Best way handle partitioned data with AMQP?


I have several similar systems which are authoritative for different parts of my data, but there's no way I can tell just from my "keys" which system owns which entities.

I'm working to build this system on top of AMQP (RabbitMQ), and it seems like the best way to handle this would be:

  1. Create a Fanout exchange, called thingInfo, and have all of my other systems bind their own anonymous queues to that exchange.
  2. Send a message out to the exchange: {"thingId": "123abc"}, and set a reply_to queue.
  3. Wait for a single one of the remote hosts to reply to my message, or for some timeout to occur.

Is this the best way to go about solving this sort of problem? Or is there a better way to structure what I'm looking for?
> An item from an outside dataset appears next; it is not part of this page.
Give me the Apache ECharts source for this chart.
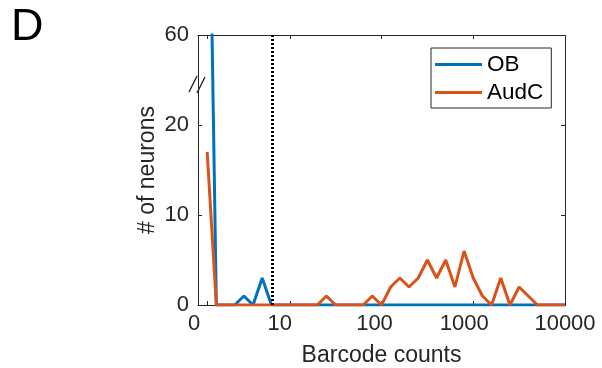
<!DOCTYPE html>
<html><head><meta charset="utf-8">
<script src="https://cdn.jsdelivr.net/npm/echarts@6/dist/echarts.min.js"></script>
<style>html,body{margin:0;padding:0;background:#fff}#c{width:602px;height:368px}</style>
</head><body><div id="c"></div>
<script>
// Bin centres (barcode counts, log-spaced bins)
const binCounts = [1.259,1.585,1.995,2.512,3.162,3.981,5.012,6.310,7.943,10,
  12.59,15.85,19.95,25.12,31.62,39.81,50.12,63.10,79.43,100,
  125.9,158.5,199.5,251.2,316.2,398.1,501.2,631.0,794.3,1000,
  1259,1585,1995,2512,3162,3981,5012,6310,7943,10000];
const obCounts   = [94,0,0,0,1,0,3,0,0,0, 0,0,0,0,0,0,0,0,0,0, 0,0,0,0,0,0,0,0,0,0, 0,0,0,0,0,0,0,0,0,0];
const audcCounts = [17,0,0,0,0,0,0,0,0,0, 0,0,0,1,0,0,0,0,1,0, 2,3,2,3,5,3,5,2,6,3, 1,0,3,0,2,1,0,0,0,0];
const threshold = 6.4;
const xTickValues = [1.259, 10, 100, 1000, 10000];
const xLabelValues = [1, 10, 100, 1000, 10000];
const xTickLabels = ['0', '10', '100', '1000', '10000'];
const yTickValues = [0, 10, 20, 60];
const seriesNames = ['OB', 'AudC'];

const FONT = 'Liberation Sans, Arial, Helvetica, sans-serif';
const AX = '#262626';
const chart = echarts.init(document.getElementById('c'), null, {renderer: 'canvas'});

const shifts = [8, 20, 14, 18, 0];
const rich = {};
shifts.forEach((p, i) => { rich['s' + i] = {fontSize: 22, fontFamily: FONT, color: AX, padding: [0, p, 0, 0]}; });

const yBreak = [{start: 24.67, end: 54.67, gap: 0}];

function pairs(vals) { return binCounts.map((x, i) => [x, vals[i]]); }

chart.setOption({
  animation: false,
  title: {text: 'D', left: 11, top: 5, padding: 0,
    textStyle: {fontSize: 45, fontWeight: 'normal', fontFamily: FONT, color: '#000'}},
  grid: {left: 198, top: 35, right: 37, bottom: 63, outerBoundsMode: 'none'},
  legend: {
    orient: 'vertical', left: 431, top: 48, padding: [5, 8, 4, 4], itemGap: 5,
    borderColor: AX, borderWidth: 1, itemWidth: 47, itemHeight: 3, icon: 'rect',
    textStyle: {fontSize: 22.5, fontFamily: FONT, color: '#000'},
    data: seriesNames
  },
  xAxis: [{
    type: 'log', logBase: 10, min: 1, max: 10000, position: 'bottom',
    name: 'Barcode counts', nameLocation: 'middle', nameGap: 39, nameMoveOverlap: false,
    nameTextStyle: {fontSize: 23, fontFamily: FONT, color: AX},
    axisLine: {onZero: false, lineStyle: {color: AX, width: 1}},
    axisTick: {inside: true, length: 4, lineStyle: {color: AX}, customValues: xTickValues},
    minorTick: {show: false}, splitLine: {show: false},
    axisLabel: {margin: 8, fontSize: 22, fontFamily: FONT, color: AX, customValues: xLabelValues, rich: rich,
      formatter: v => { const i = Math.round(Math.log10(v)); return '{s' + i + '|' + xTickLabels[i] + '}'; }}
  }, {
    type: 'log', logBase: 10, min: 1, max: 10000, position: 'top',
    axisLine: {onZero: false, lineStyle: {color: AX, width: 1}},
    axisTick: {inside: true, length: 4, lineStyle: {color: AX}, customValues: xTickValues},
    axisLabel: {show: false}, splitLine: {show: false}
  }],
  yAxis: [{
    type: 'value', min: 0, max: 60, position: 'left',
    breaks: yBreak, breakArea: {show: false},
    name: '# of neurons', nameLocation: 'middle', nameGap: 39, nameMoveOverlap: false,
    nameTextStyle: {fontSize: 23, fontFamily: FONT, color: AX},
    axisLine: {show: true, onZero: false, lineStyle: {color: AX, width: 1}},
    axisTick: {show: true, inside: true, length: 4, lineStyle: {color: AX}, customValues: yTickValues},
    splitLine: {show: false},
    axisLabel: {margin: 9, fontSize: 22, fontFamily: FONT, color: AX, customValues: yTickValues}
  }, {
    type: 'value', min: 0, max: 60, position: 'right',
    breaks: yBreak, breakArea: {show: false},
    axisLine: {show: true, onZero: false, lineStyle: {color: AX, width: 1}},
    axisTick: {show: true, inside: true, length: 4, lineStyle: {color: AX}, customValues: yTickValues},
    splitLine: {show: false}, axisLabel: {show: false}
  }],
  series: [{
    name: seriesNames[0], type: 'line', xAxisIndex: 0, yAxisIndex: 0,
    data: pairs(obCounts), showSymbol: false, symbol: 'none', clip: true,
    lineStyle: {color: '#0072BD', width: 3}, itemStyle: {color: '#0072BD'},
    markLine: {silent: true, symbol: ['none', 'none'], label: {show: false},
      lineStyle: {type: [2, 2], color: '#000', width: 3},
      data: [{xAxis: threshold}]}
  }, {
    name: seriesNames[1], type: 'line', xAxisIndex: 0, yAxisIndex: 0,
    data: pairs(audcCounts), showSymbol: false, symbol: 'none', clip: true,
    lineStyle: {color: '#D95319', width: 3}, itemStyle: {color: '#D95319'}
  }]
});

// axis-break marker "//" on the left axis, located through the axis scale
const by = chart.convertToPixel({yAxisIndex: 0}, yBreak[0].start);
const bx = chart.convertToPixel({xAxisIndex: 0}, 1);
const st = {stroke: AX, lineWidth: 1.4};
chart.setOption({graphic: [
  {type: 'line', shape: {x1: bx - 9, y1: by + 9, x2: bx - 1, y2: by - 7}, style: st, z: 100},
  {type: 'line', shape: {x1: bx - 1, y1: by + 10, x2: bx + 7, y2: by - 6}, style: st, z: 100}
]});
</script></body></html>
This feels mostly like the RPC example from the RabbitMQ docs, except I feel like using a broadcast exchange complicates things.

I think I'm basically trying to emulate the model described for MCollective's Message Flow, but, while I think MCollective generally expects more than one response, in this case, I would expect/require precisely one or, preferably, a clear "nope, don't have it, go fish" response from "everyone" (if it's really possible to even know that in this sort of architecture?).

Perhaps another model that mostly fits is "Scatter-Gather"? It seems there's support for this in Spring Integration.


Solution

  • It's a reasonable architecture (have the uninterested consumers simply ignore the message).

    If there's some way to extract the pertinent data that the consumers use to decide interest into headers, then you can gain some efficiency by using a topic exchange instead of a fanout.

    In either case, it gets tricky if more than one consumer might reply.

    As you say, you can use a timeout if zero consumers reply, but if you think that might be frequent, you may be better off using arbitrary two-way messaging and doing the reply correlation in your code rather than using request/reply and tying up a thread waiting for a reply that will never come, and timing out.

    This could also deal with the multi-reply case.